Lent with St Edith Stein Day 39: St Theresa Benedicta of the Cross

Lent with St Edith Stein Day 39: St Theresa Benedicta of the Cross

               When St Edith Stein joined the Carmelites, she took the name Theresa Benedicta of the Cross. It is perhaps a more fitting name for her as she had the opportunity to embrace the cross so completely in her final days and death.

               St Edith was born into a Jewish family in Breslau, Germany in 1891. She converted to Catholicism in 1922. During World War II and the Holocaust, Jews who had converted were initially granted immunity, but that was revoked after Dutch Bishops made an extraordinary stand against Hitler by issuing a joint pastoral letter condemning the actions of the Nazis. On August 2, 1942, SS soldiers arrived at the convent to collect St Edith, as well as her sister, Rosa, who was staying with her. On August 9, one week later, St Edith was killed in the gas chamber at Auschwitz.
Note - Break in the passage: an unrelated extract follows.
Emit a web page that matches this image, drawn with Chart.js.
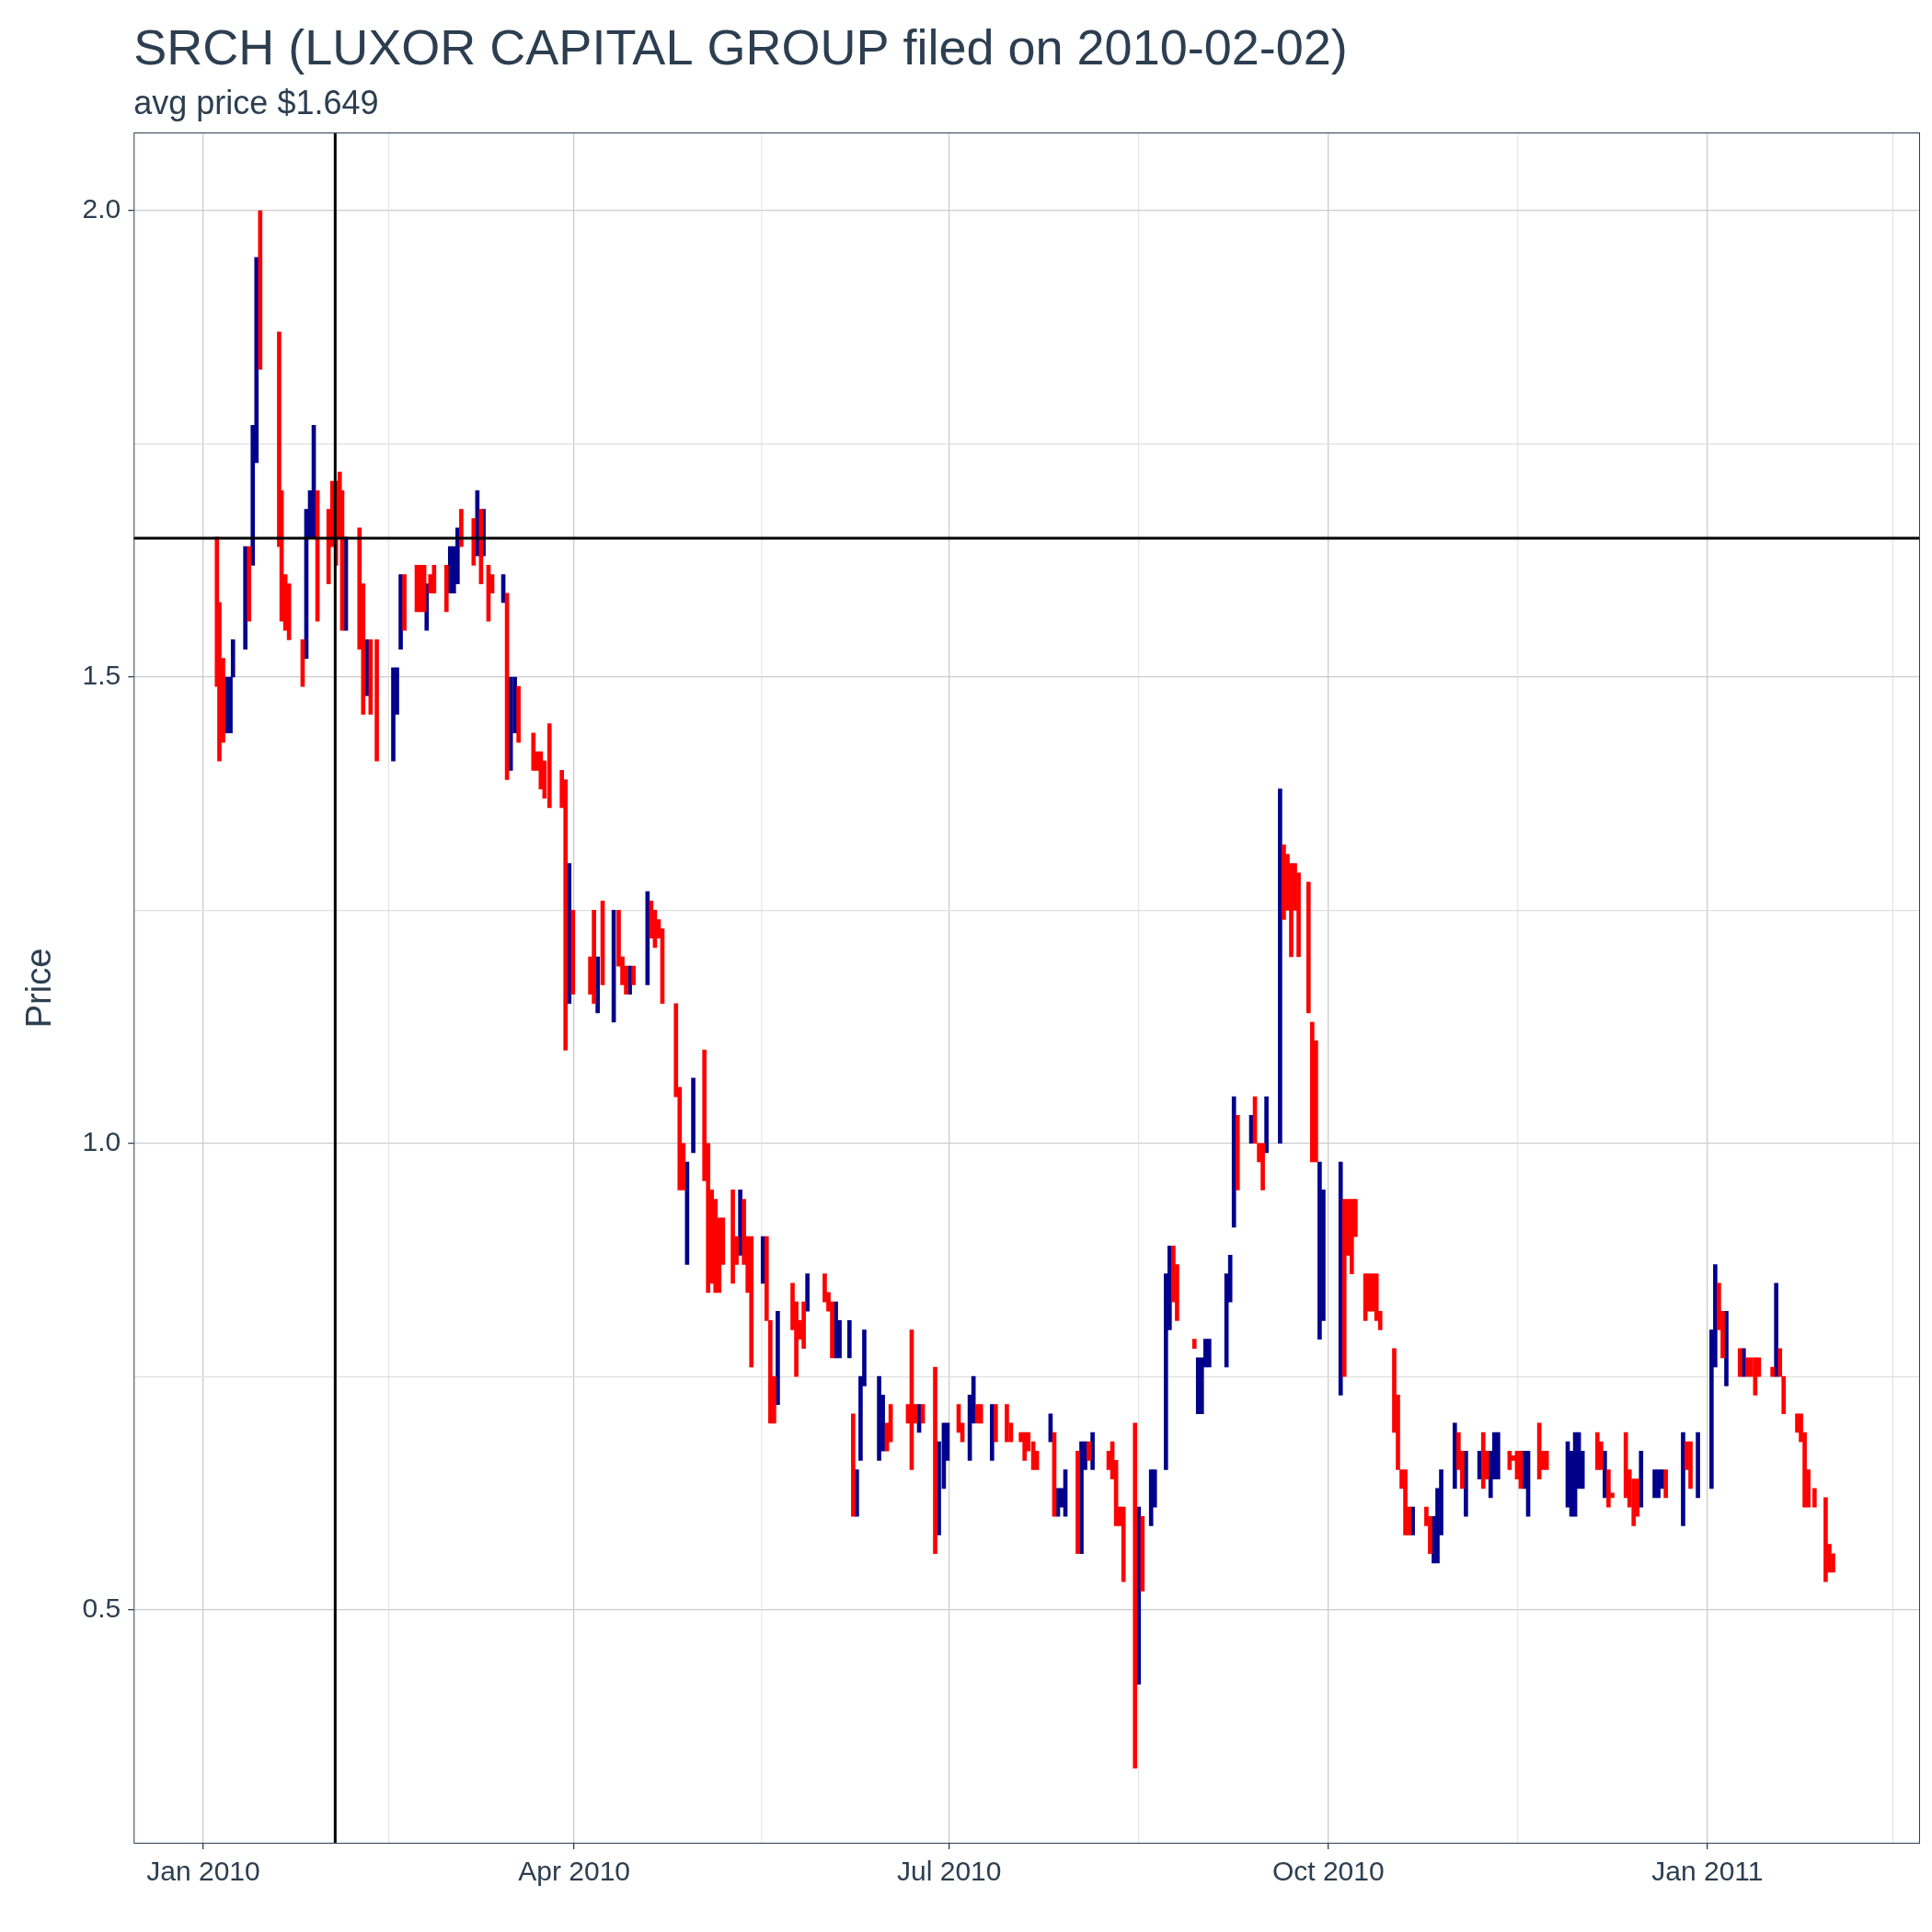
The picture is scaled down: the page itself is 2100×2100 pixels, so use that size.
<!DOCTYPE html>
<html><head><meta charset="utf-8">
<script src="https://cdn.jsdelivr.net/npm/chart.js@4.4.1/dist/chart.umd.min.js"></script>
<style>html,body{margin:0;padding:0;background:#fff}</style>
</head><body>
<canvas id="c" width="2100" height="2100"></canvas>
<script>
// each bar: [day offset from 2010-01-01, low, high, up(1)/down(0)]
const bars=[
[3.3,1.49,1.65,0],[3.9,1.41,1.58,0],[4.8,1.43,1.52,0],[5.7,1.44,1.50,1],[6.6,1.44,1.50,1],[7.2,1.50,1.54,1],
[10.2,1.53,1.64,1],[11.1,1.56,1.64,0],[12.0,1.62,1.77,1],[12.9,1.73,1.95,1],[13.8,1.83,2.00,0],
[18.4,1.64,1.87,0],[19.0,1.56,1.70,0],[19.9,1.55,1.61,0],[20.8,1.54,1.60,0],
[24.1,1.49,1.54,0],[25.0,1.52,1.68,1],[25.9,1.65,1.70,1],[26.8,1.65,1.77,1],[27.7,1.56,1.70,0],
[30.4,1.60,1.68,0],[31.3,1.64,1.71,0],[32.2,1.62,1.71,0],[33.1,1.65,1.72,0],[33.7,1.55,1.70,0],[34.6,1.55,1.65,1],
[37.9,1.53,1.66,0],[38.8,1.46,1.60,0],[39.7,1.48,1.54,1],[40.6,1.46,1.54,0],[42.1,1.41,1.54,0],
[46.1,1.41,1.51,1],[47.0,1.46,1.51,1],[47.9,1.53,1.61,1],[48.8,1.55,1.61,0],
[51.8,1.57,1.62,0],[52.7,1.57,1.62,0],[53.6,1.57,1.62,0],[54.2,1.55,1.60,1],[55.1,1.59,1.61,0],[56.0,1.59,1.62,0],
[59.0,1.57,1.62,0],[59.9,1.59,1.64,1],[60.8,1.59,1.64,1],[61.7,1.60,1.66,1],[62.6,1.64,1.68,0],
[65.6,1.62,1.67,0],[66.5,1.63,1.70,1],[67.4,1.60,1.68,0],[68.0,1.63,1.68,1],[69.2,1.56,1.62,0],[70.1,1.59,1.61,0],
[72.8,1.58,1.61,1],[73.7,1.39,1.59,0],[74.6,1.40,1.50,1],[75.6,1.44,1.50,1],[76.5,1.43,1.49,0],
[80.1,1.40,1.44,0],[81.0,1.40,1.42,0],[81.9,1.38,1.42,0],[82.8,1.37,1.41,0],[84.0,1.36,1.45,0],
[87.0,1.36,1.40,0],[87.9,1.10,1.39,0],[88.8,1.15,1.30,1],[89.7,1.16,1.25,0],
[93.9,1.16,1.20,0],[94.8,1.15,1.25,0],[95.7,1.14,1.20,1],[96.9,1.17,1.26,0],
[99.6,1.13,1.25,1],[100.8,1.19,1.25,0],[101.7,1.17,1.20,0],[102.6,1.16,1.19,0],[103.5,1.16,1.19,1],[104.4,1.17,1.19,0],
[107.8,1.17,1.27,1],[108.7,1.22,1.26,0],[109.6,1.21,1.25,0],[110.5,1.22,1.24,0],[111.4,1.15,1.23,0],
[114.7,1.05,1.15,0],[115.6,0.95,1.06,0],[116.5,0.95,1.00,0],[117.4,0.87,0.98,1],[118.9,0.99,1.07,1],
[121.6,0.96,1.10,0],[122.5,0.84,1.00,0],[123.4,0.85,0.95,0],[124.3,0.84,0.94,0],[125.2,0.84,0.92,0],[126.1,0.87,0.92,0],
[128.5,0.85,0.95,0],[129.4,0.87,0.90,0],[130.3,0.88,0.95,1],[131.2,0.87,0.94,0],[132.1,0.84,0.90,0],[133.0,0.76,0.90,0],
[135.8,0.85,0.90,1],[136.7,0.81,0.90,0],[137.6,0.70,0.81,0],[138.5,0.70,0.75,0],[139.4,0.72,0.82,1],
[143.0,0.80,0.85,0],[143.9,0.75,0.83,0],[144.8,0.79,0.81,0],[145.7,0.78,0.83,0],[146.6,0.82,0.86,1],
[150.8,0.83,0.86,0],[151.7,0.82,0.84,0],[152.6,0.77,0.83,0],[153.5,0.77,0.83,1],[154.4,0.77,0.81,1],
[156.8,0.77,0.81,1],[157.7,0.60,0.71,0],[158.6,0.60,0.65,1],[159.5,0.66,0.75,1],[160.4,0.74,0.80,1],
[164.0,0.66,0.75,1],[164.9,0.67,0.73,1],[165.9,0.67,0.70,0],[166.8,0.68,0.72,0],
[171.0,0.70,0.72,0],[171.9,0.65,0.80,0],[172.8,0.70,0.72,0],[173.7,0.69,0.72,1],[174.6,0.70,0.72,0],
[177.6,0.56,0.76,0],[178.5,0.58,0.68,1],[179.7,0.63,0.70,1],[180.6,0.66,0.70,1],
[183.3,0.69,0.72,0],[184.2,0.68,0.70,0],[186.0,0.66,0.73,1],[186.9,0.70,0.75,1],[187.8,0.70,0.72,0],[188.7,0.70,0.72,0],
[191.4,0.66,0.72,1],[192.3,0.68,0.72,0],[195.0,0.68,0.72,0],[196.0,0.68,0.70,0],
[198.4,0.68,0.69,0],[199.3,0.66,0.69,0],[200.2,0.67,0.69,0],[201.4,0.65,0.68,0],[202.3,0.65,0.67,0],
[205.6,0.68,0.71,1],[206.5,0.60,0.69,0],[207.4,0.60,0.63,1],[208.3,0.61,0.63,1],[209.2,0.60,0.65,1],
[212.2,0.56,0.67,0],[213.1,0.56,0.68,1],[214.0,0.65,0.68,1],[214.9,0.66,0.68,0],[215.8,0.65,0.69,1],
[219.7,0.65,0.67,0],[220.6,0.64,0.68,0],[221.5,0.59,0.66,0],[222.4,0.59,0.61,0],[223.3,0.53,0.61,0],
[226.1,0.33,0.70,0],[227.0,0.42,0.61,1],[227.9,0.52,0.60,0],[230.0,0.59,0.65,1],[230.9,0.61,0.65,1],
[233.6,0.65,0.86,1],[234.5,0.80,0.89,1],[235.4,0.83,0.89,0],[236.3,0.81,0.87,0],
[240.5,0.78,0.79,0],[241.4,0.71,0.77,1],[242.3,0.71,0.77,1],[243.2,0.76,0.79,1],[244.1,0.76,0.79,1],
[248.3,0.76,0.86,1],[249.2,0.83,0.88,1],[250.1,0.91,1.05,1],[251.0,0.95,1.03,0],
[254.3,1.00,1.03,1],[255.2,1.00,1.05,0],[256.2,0.98,1.00,0],[257.1,0.95,1.00,0],[258.0,0.99,1.05,1],
[261.3,1.00,1.38,1],[262.2,1.24,1.32,0],[263.1,1.25,1.31,0],[264.0,1.20,1.30,0],[264.9,1.25,1.30,0],[265.8,1.20,1.29,0],
[268.2,1.14,1.28,0],[269.1,0.98,1.13,0],[270.0,0.98,1.11,0],[270.9,0.79,0.98,1],[271.8,0.81,0.95,1],
[276.0,0.73,0.98,1],[276.9,0.75,0.94,0],[277.8,0.88,0.94,0],[278.7,0.86,0.94,0],[279.6,0.90,0.94,0],
[282.0,0.81,0.86,0],[282.9,0.82,0.86,0],[283.8,0.82,0.86,0],[284.7,0.81,0.86,0],[285.6,0.80,0.82,0],
[289.0,0.69,0.78,0],[289.9,0.65,0.73,0],[290.8,0.63,0.65,0],[291.7,0.58,0.65,0],[292.6,0.58,0.61,0],[293.5,0.58,0.61,1],
[296.8,0.59,0.61,0],[297.7,0.56,0.60,0],[298.6,0.55,0.60,1],[299.5,0.55,0.63,1],[300.4,0.58,0.65,1],
[303.7,0.63,0.70,1],[304.6,0.65,0.69,0],[305.5,0.63,0.67,0],[306.4,0.60,0.67,1],
[309.7,0.64,0.67,1],[310.6,0.63,0.69,0],[311.5,0.64,0.67,0],[312.4,0.62,0.67,1],[313.3,0.64,0.69,1],[314.2,0.64,0.69,1],
[317.0,0.65,0.67,0],[317.9,0.66,0.66,0],[318.8,0.64,0.67,0],[319.7,0.63,0.67,0],[320.6,0.63,0.67,1],[321.5,0.60,0.67,1],
[324.2,0.64,0.70,0],[325.1,0.65,0.67,0],[326.0,0.65,0.67,0],
[331.1,0.61,0.68,1],[332.0,0.60,0.67,1],[332.9,0.60,0.69,1],[333.8,0.63,0.69,1],[334.7,0.63,0.67,1],
[338.3,0.65,0.69,0],[339.2,0.65,0.68,0],[340.1,0.62,0.67,1],[341.0,0.61,0.65,0],[341.9,0.62,0.62,0],
[345.2,0.62,0.69,0],[346.1,0.61,0.65,0],[347.1,0.59,0.64,0],[348.0,0.60,0.64,0],[348.9,0.61,0.67,1],
[352.2,0.62,0.65,1],[353.1,0.62,0.65,1],[354.0,0.63,0.65,1],[354.9,0.62,0.65,0],
[359.1,0.59,0.69,1],[360.0,0.65,0.68,0],[360.9,0.63,0.68,0],[362.7,0.62,0.69,1],
[366.0,0.63,0.80,1],[366.9,0.76,0.87,1],[367.8,0.80,0.85,0],[368.7,0.77,0.82,0],[369.6,0.74,0.82,1],
[372.9,0.75,0.78,0],[373.8,0.75,0.78,1],[374.7,0.75,0.77,0],[375.6,0.75,0.77,0],[376.6,0.73,0.77,0],[377.5,0.75,0.77,0],
[380.8,0.75,0.76,0],[381.7,0.75,0.85,1],[382.6,0.75,0.78,0],[383.5,0.71,0.75,0],
[386.8,0.69,0.71,0],[387.7,0.68,0.71,0],[388.6,0.61,0.69,0],[389.5,0.61,0.65,0],[391.0,0.61,0.63,0],
[393.7,0.53,0.62,0],[394.6,0.54,0.57,0],[395.5,0.54,0.56,0]
];
const xTickDays=[0,90,181,273,365];
const xTickLabels=["Jan 2010","Apr 2010","Jul 2010","Oct 2010","Jan 2011"];
const xMinorDays=[45,135.5,227,319,410];
const filingDay=32;
const avgPrice=1.649;

const up=[],down=[];
bars.forEach(b=>{const hi=b[2]>b[1]?b[2]:b[1]+0.005;(b[3]?up:down).push({x:b[0],y:[b[1],hi]});});
const FONT='"Liberation Sans", Arial, sans-serif';
const overlay={id:'overlay',
 beforeDatasetsDraw(ch){const {ctx,chartArea:a,scales:{x}}=ch;ctx.save();ctx.strokeStyle='#e0e0e0';ctx.lineWidth=1;
  xMinorDays.forEach(d=>{const px=x.getPixelForValue(d);if(px>a.left&&px<a.right){ctx.beginPath();ctx.moveTo(px,a.top);ctx.lineTo(px,a.bottom);ctx.stroke();}});ctx.restore();},
 afterDatasetsDraw(ch){const {ctx,chartArea:a,scales:{x,y}}=ch;ctx.save();ctx.strokeStyle='#000';ctx.lineWidth=3;
  const vx=x.getPixelForValue(filingDay);ctx.beginPath();ctx.moveTo(vx,a.top);ctx.lineTo(vx,a.bottom);ctx.stroke();
  const hy=y.getPixelForValue(avgPrice);ctx.beginPath();ctx.moveTo(a.left,hy);ctx.lineTo(a.right,hy);ctx.stroke();
  ctx.strokeStyle='#2c3e50';ctx.lineWidth=1;ctx.strokeRect(a.left+0.5,a.top+0.5,a.right-a.left-1,a.bottom-a.top-1);
  ctx.fillStyle='#2c3e50';ctx.textBaseline='alphabetic';ctx.textAlign='left';
  ctx.font='54px '+FONT;ctx.fillText('SRCH (LUXOR CAPITAL GROUP filed on 2010-02-02)',a.left,70);
  ctx.font='36px '+FONT;ctx.fillText('avg price $1.649',a.left,124);
  ctx.restore();}};
const isMajor=v=>Math.abs(v*2-Math.round(v*2))<1e-6;
new Chart(document.getElementById('c'),{type:'bar',
 data:{datasets:[{data:down,backgroundColor:'#ff0000',barThickness:4,grouped:false},{data:up,backgroundColor:'#00008b',barThickness:4,grouped:false}]},
 options:{responsive:false,animation:false,devicePixelRatio:1,
  layout:{padding:{top:144,right:13,bottom:38,left:18}},
  plugins:{legend:{display:false},tooltip:{enabled:false}},
  scales:{
   x:{type:'linear',min:-16.9,max:416.6,offset:false,
    afterBuildTicks(s){s.ticks=xTickDays.map(v=>({value:v}));},
    ticks:{autoSkip:false,maxRotation:0,font:{size:30,family:FONT},color:'#2c3e50',padding:8,callback:(v)=>xTickLabels[xTickDays.indexOf(v)]},
    grid:{offset:false,color:'#cccccc',lineWidth:1.3,drawTicks:true,tickLength:6,tickColor:'#2c3e50'},border:{display:false}},
   y:{min:0.249,max:2.084,
    afterBuildTicks(s){s.ticks=[0.5,0.75,1.0,1.25,1.5,1.75,2.0].map(v=>({value:v}));},
    ticks:{font:{size:30,family:FONT},color:'#2c3e50',padding:8,callback:(v)=>isMajor(v)?v.toFixed(1):''},
    grid:{color:(c)=>isMajor(c.tick&&c.tick.value)?'#cccccc':'#e0e0e0',lineWidth:1.3,tickLength:6,tickColor:(c)=>isMajor(c.tick&&c.tick.value)?'#2c3e50':'rgba(0,0,0,0)'},border:{display:false},
    title:{display:true,text:'Price',font:{size:38,family:FONT},color:'#2c3e50',padding:{bottom:14}}}
  }},plugins:[overlay]});
</script>
</body></html>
               For the last 22 days, we’ve been working our way through The Science of the Cross, St Edith’s final work. Contrary to what some say, it was completed; there was no dramatic scene where she was racing to type the final words as SS soldiers raced up the stairs to stop her. But it is significant that this was the subject matter that consumed her thoughts during her final days.

               To say St Edith wasn’t stupid would be the understatement of the century. She knew what was going on in the world around her. She understood that although immunity had been granted that the bloodlust of the Nazis would likely eventually reach her. St Edith had read St John of the Cross’s writings previously and her superior asked her to compose this book, likely as a distraction for her. Although, I don’t think distraction is the right word; focus is better. It was a focus for her.

               At the beginning of Lent, way back at the start of March when we all had such high hopes for ourselves, we were told on Ash Wednesday to remember our deaths. St Edith knew for some time that her death was not only eventual, but imminent. She knew that it would not be a dignified death, with loved ones around her bedside and a crucifix in her hand. It would be a shameful, mass killing. Her body would be disposed of, not only without the religious rites we all desire, but as if it were no more than trash; only human garbage.

               St Edith knew all this and spent her last days working on her memoir (which was never completed) and The Science of the Cross. I’m sure she didn’t imagine you and I discussing it 80 years later during Lent. The world was living through some of the darkest times in history and the faithful needed to focus their gaze on Christ and embrace the cross. And here we are, 80 years later, living through dark times, needing to focus our gaze on Christ and embrace the cross. I don’t know if St Edith found perfect and complete union with God in this life, but I know from the stories that were told about her brief time in Auschwitz that she found peace and love and a joy that could not be snuffed out in the gas chamber.

               Today as we remember the passion of our Lord on Good Friday, let us remember our own deaths and embrace our crosses. Let’s move forward, move closer to God and in him, seek a peace and love that cannot be taken from us, no matter how difficult the road ahead.